Ad esempio la leggenda dell’efficacia bellica della nostra “Resistenza”, cosa di cui non si trova traccia in nessun libro straniero di buon livello.
E del resto gli Alleati, imponendoci la resa “senza condizioni”, non ne hanno tenuto nessun conto, in sede di Trattato di Pace. Proprio perché non avevamo nulla con cui negoziare.
E come avrebbe potuto essere diversamente? La guerra moderna si combatte coi mezzi corazzati e i partigiani non avevano un solo carro armato.
Malgrado ciò, milioni di ingenui sono disposti a credere che la Resistenza abbia “liberato l’Italia dal nazifascismo”.
Aggiungendo che la Resistenza ci ha dato “i valori democratici”, come se l’Italia non li avesse avuti prima del fascismo e come se li avessero inventati i comunisti e non gli inglesi.
GIANNI PARDO


NUOVA GLOBALIZZAZIONE
La globalizzazione è in crisi, ma l'allarme climatico potrebbe essere il trucco per rilanciarla.
Cosa c’è di meglio, infatti, di una narrazione che vede l’umanità sotto la Spada di Damocle del disastro climatico, per imporre ancor più una globalizzazione basata sulla necessità di un comando politico planetario?
Le multinazionali, le grande banche d'affari, i principali centri del potere finanziario, remano tutti in questa direzione.
Così pure le attuali èlite politiche, che eviterebbero in questo modo la gran seccatura delle elezioni nazionali.
PROGRAMMA 101


SINTESI
Una delle cose che manca all’Italia è la sintesi.
La sintesi significa non brevità fine a se stessa, ma capacità di dire quello che si deve dire con il numero minore possibile di parole, così da non far perdere tempo all’interlocutore.
La sintesi è una virtù anglosassone e faremmo bene a importare quella, anziché infiniti anglicismi di cui non ci facciamo niente.

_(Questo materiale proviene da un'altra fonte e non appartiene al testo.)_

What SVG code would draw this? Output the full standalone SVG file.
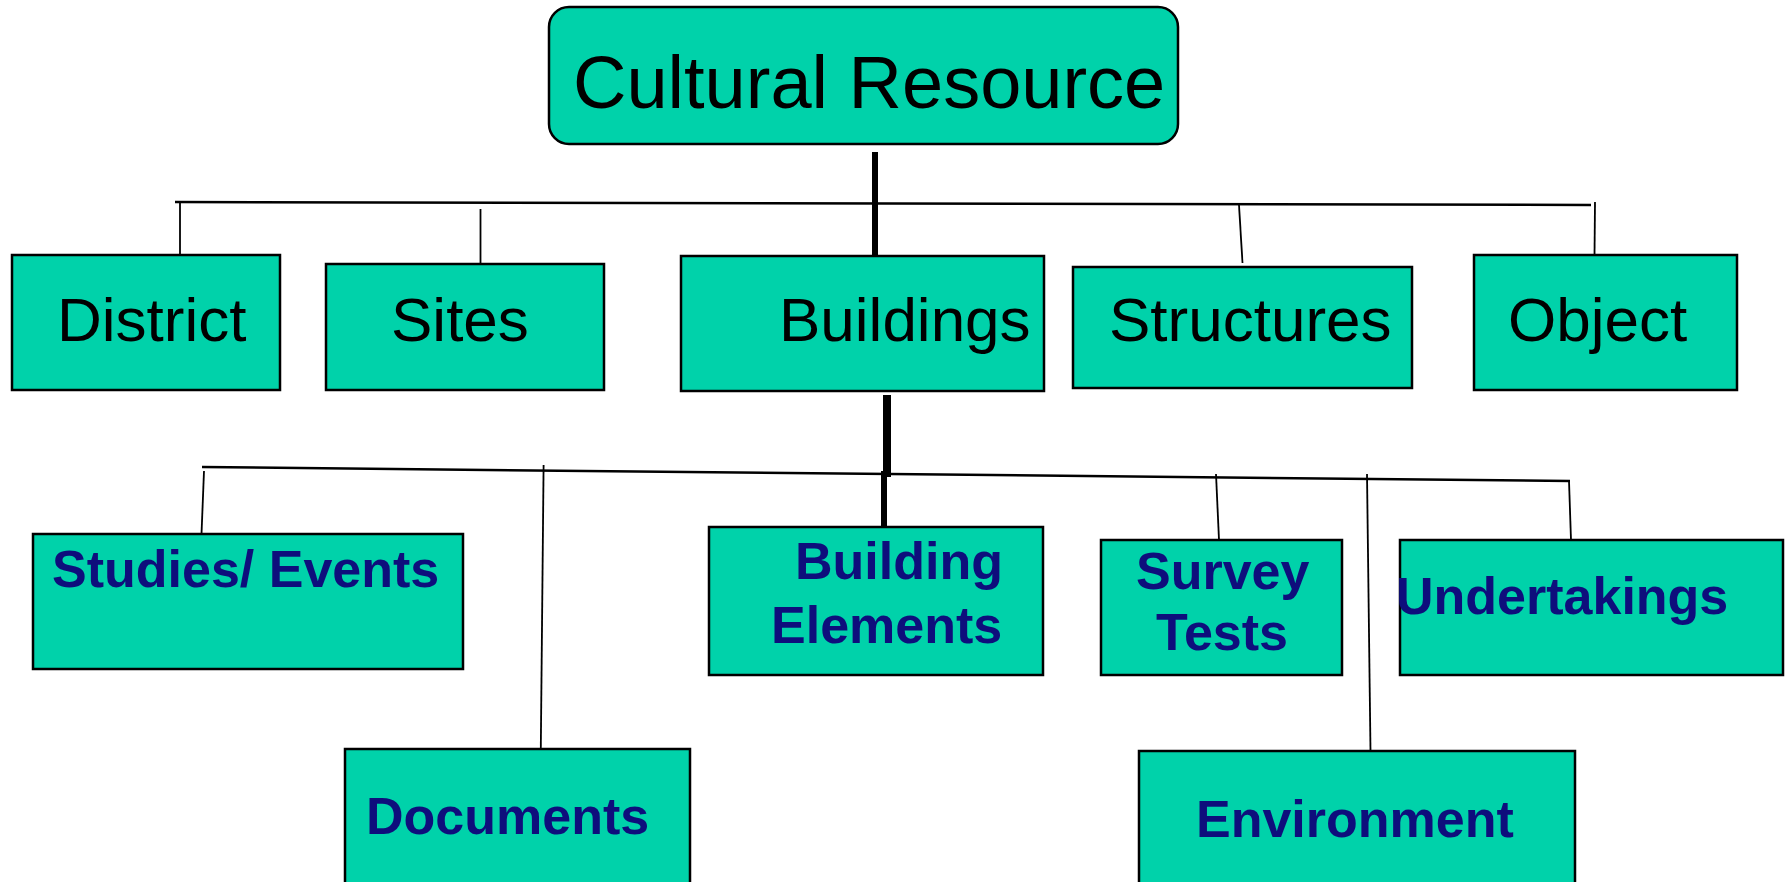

Articoli, documenti ufficiali, esternazioni politiche peccano sempre in questo: usare tante parole per dire poco. Ripetizioni, liste, abuso di aggettivi e avverbi, termini vuoti.
GAIA BARACETTI


DESTINO COLLETTIVO
Secondo Tolstoj l’umanità è incapace, collettivamente, di decidere del proprio destino.
Può solo proiettarsi in avanti, preda dei propri istinti primordiali ed inconsci, resi eccezionalmente distruttivi dalla conoscenza scientifica accumulata nei secoli.

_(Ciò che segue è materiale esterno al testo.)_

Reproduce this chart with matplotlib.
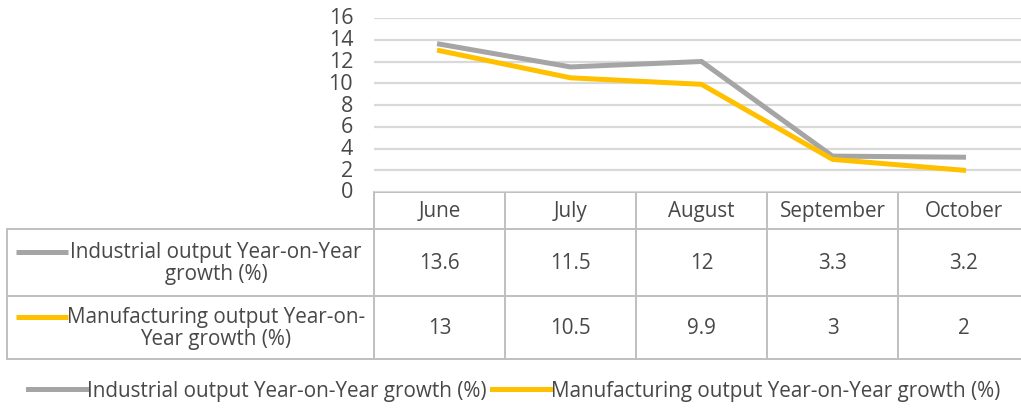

Dove questo ci porterà, se all’ostinato prevalere dell’egoismo individuale e collettivo o ad un ripensamento etico, non è dato sapere, ma preoccuparsi è lecito.
MARCO PIERFRANCESCHI


WEB E CONFERME
Se la rete ha dato alle persone accesso a una quantità di informazioni che non è mai stata così ampia, allo stesso tempo ha creato il problema di come selezionare ciò che è rilevante per ognuno. (…)

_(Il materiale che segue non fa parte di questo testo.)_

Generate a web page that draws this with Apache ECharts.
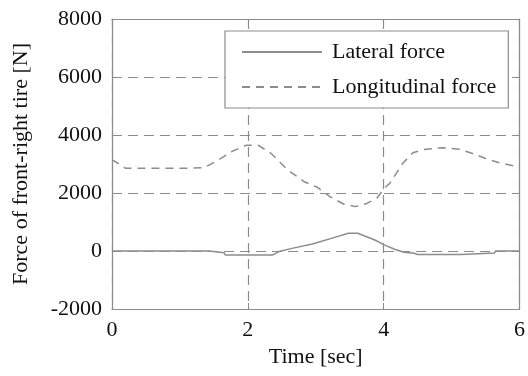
<!DOCTYPE html>
<html>
<head>
<meta charset="utf-8">
<script src="https://cdn.jsdelivr.net/npm/echarts@6/dist/echarts.min.js"></script>
<style>
html,body{margin:0;padding:0;background:#fff;}
#c{width:528px;height:376px;}
</style>
</head>
<body>
<div id="c"></div>
<script>
// Lateral force (solid)
var lateralTime  = [0, 1.43, 1.45, 1.65, 1.67, 2.36, 2.46, 2.65, 2.95, 3.28, 3.48, 3.62, 3.87, 4.01, 4.16, 4.30, 4.45, 4.50, 5.14, 5.16, 5.63, 5.65, 6];
var lateralForce = [0, 0, -60, -60, -140, -140, -20, 90, 240, 470, 610, 610, 380, 210, 60, -45, -80, -120, -120, -70, -70, 0, 0];
// Longitudinal force (dashed)
var longTime  = [0, 0.1, 0.2, 0.5, 1.0, 1.35, 1.54, 1.78, 1.98, 2.15, 2.34, 2.59, 2.83, 3.02, 3.21, 3.41, 3.58, 3.75, 3.9, 4.01, 4.09, 4.28, 4.43, 4.62, 4.86, 5.11, 5.30, 5.49, 5.69, 5.93, 6];
var longForce = [3150, 3000, 2850, 2850, 2850, 2870, 3100, 3450, 3650, 3650, 3370, 2790, 2390, 2200, 1870, 1620, 1530, 1640, 1820, 2170, 2330, 3020, 3390, 3510, 3560, 3510, 3370, 3200, 3050, 2930, 2900];

var xTicks = [0, 2, 4, 6];
var yTicks = [-2000, 0, 2000, 4000, 6000, 8000];

function zip(a, b) { return a.map(function (v, i) { return [v, b[i]]; }); }

var font = 'Liberation Serif';
var gray = '#8c8c8c';
var textColor = '#111';

var chart = echarts.init(document.getElementById('c'));
chart.setOption({
  animation: false,
  backgroundColor: '#fff',
  textStyle: { fontFamily: font },
  grid: { left: 112, right: 3, top: 19, bottom: 67, containLabel: false },
  legend: {
    orient: 'vertical',
    left: 225, top: 31,
    padding: [10, 12, 10, 16],
    itemWidth: 80, itemHeight: 14, itemGap: 13,
    backgroundColor: '#fff',
    borderColor: gray, borderWidth: 1.2, borderRadius: 0,
    itemStyle: { opacity: 0 },
    textStyle: { fontFamily: font, fontSize: 22, color: textColor, padding: [0, 0, 0, 5] },
    data: ['Lateral force', 'Longitudinal force']
  },
  xAxis: [{
    type: 'value', min: 0, max: 6, interval: 2,
    name: 'Time [sec]', nameLocation: 'middle', nameGap: 36,
    nameTextStyle: { fontFamily: font, fontSize: 22, color: textColor },
    axisLine: { show: true, onZero: false, lineStyle: { color: gray, width: 1.2 } },
    axisTick: { show: true, inside: true, length: 6, lineStyle: { color: gray } },
    axisLabel: { fontFamily: font, fontSize: 22, color: textColor, margin: 10,
      formatter: function (v) { return xTicks.indexOf(v) >= 0 ? String(v) : ''; } },
    splitLine: { show: true, lineStyle: { color: gray, type: [10, 6], width: 1.2 } }
  }, {
    type: 'value', min: 0, max: 6, interval: 2, position: 'top',
    axisLine: { show: true, onZero: false, lineStyle: { color: gray, width: 1.2 } },
    axisTick: { show: true, inside: true, length: 6, lineStyle: { color: gray } },
    axisLabel: { show: false }, splitLine: { show: false }
  }],
  yAxis: [{
    type: 'value', min: -2000, max: 8000, interval: 2000,
    name: 'Force of front-right tire [N]', nameLocation: 'middle', nameGap: 80,
    nameTextStyle: { fontFamily: font, fontSize: 22, color: textColor },
    axisLine: { show: true, onZero: false, lineStyle: { color: gray, width: 1.2 } },
    axisTick: { show: true, inside: true, length: 6, lineStyle: { color: gray } },
    axisLabel: { fontFamily: font, fontSize: 22, color: textColor, margin: 10,
      formatter: function (v) { return yTicks.indexOf(v) >= 0 ? String(v) : ''; } },
    splitLine: { show: true, lineStyle: { color: gray, type: [10, 6], width: 1.2 } }
  }, {
    type: 'value', min: -2000, max: 8000, interval: 2000, position: 'right',
    axisLine: { show: true, onZero: false, lineStyle: { color: gray, width: 1.2 } },
    axisTick: { show: true, inside: true, length: 6, lineStyle: { color: gray } },
    axisLabel: { show: false }, splitLine: { show: false }
  }],
  series: [{
    name: 'Lateral force', type: 'line', symbol: 'none',
    data: zip(lateralTime, lateralForce),
    lineStyle: { color: gray, width: 1.5, type: 'solid' },
    itemStyle: { color: gray }
  }, {
    name: 'Longitudinal force', type: 'line', symbol: 'none',
    data: zip(longTime, longForce),
    lineStyle: { color: gray, width: 1.5, type: [8, 6] },
    itemStyle: { color: gray }
  }]
});
</script>
</body>
</html>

Gli individui tendono naturalmente, proprio a causa della razionalità limitata da “pastori erranti”, a considerare le informazioni che confermano le proprie credenze e convinzioni precedenti, sminuendo ciò che è dissonante.
Si tratta, in buona sostanza, di una naturale omofilia: un meccanismo cognitivamente comodo (e molto praticato, più di quanto siamo disponibili ad accettare coscientemente), poco dispendioso in termini di energia mentale, ma fallace.
Infatti “chi cerca conferme le troverà sempre”, e conferme di questa fattura potranno essere consolanti ma non aiuteranno a scovare le verità nascoste nelle pieghe della complessità: le regole dei filosofi della scienza come Karl Popper consiglierebbero, piuttosto, di verificare un’ipotesi provando a confutarla. (…)
Come pronta riposta gli algoritmi delle piattaforme funzionano in modo che gli utenti siano esposti tendenzialmente alle notizie che gradiscono (le capacità tecnologiche e di calcolo permettono profilazioni degli utenti e dei loro componenti sempre più precise e accurate).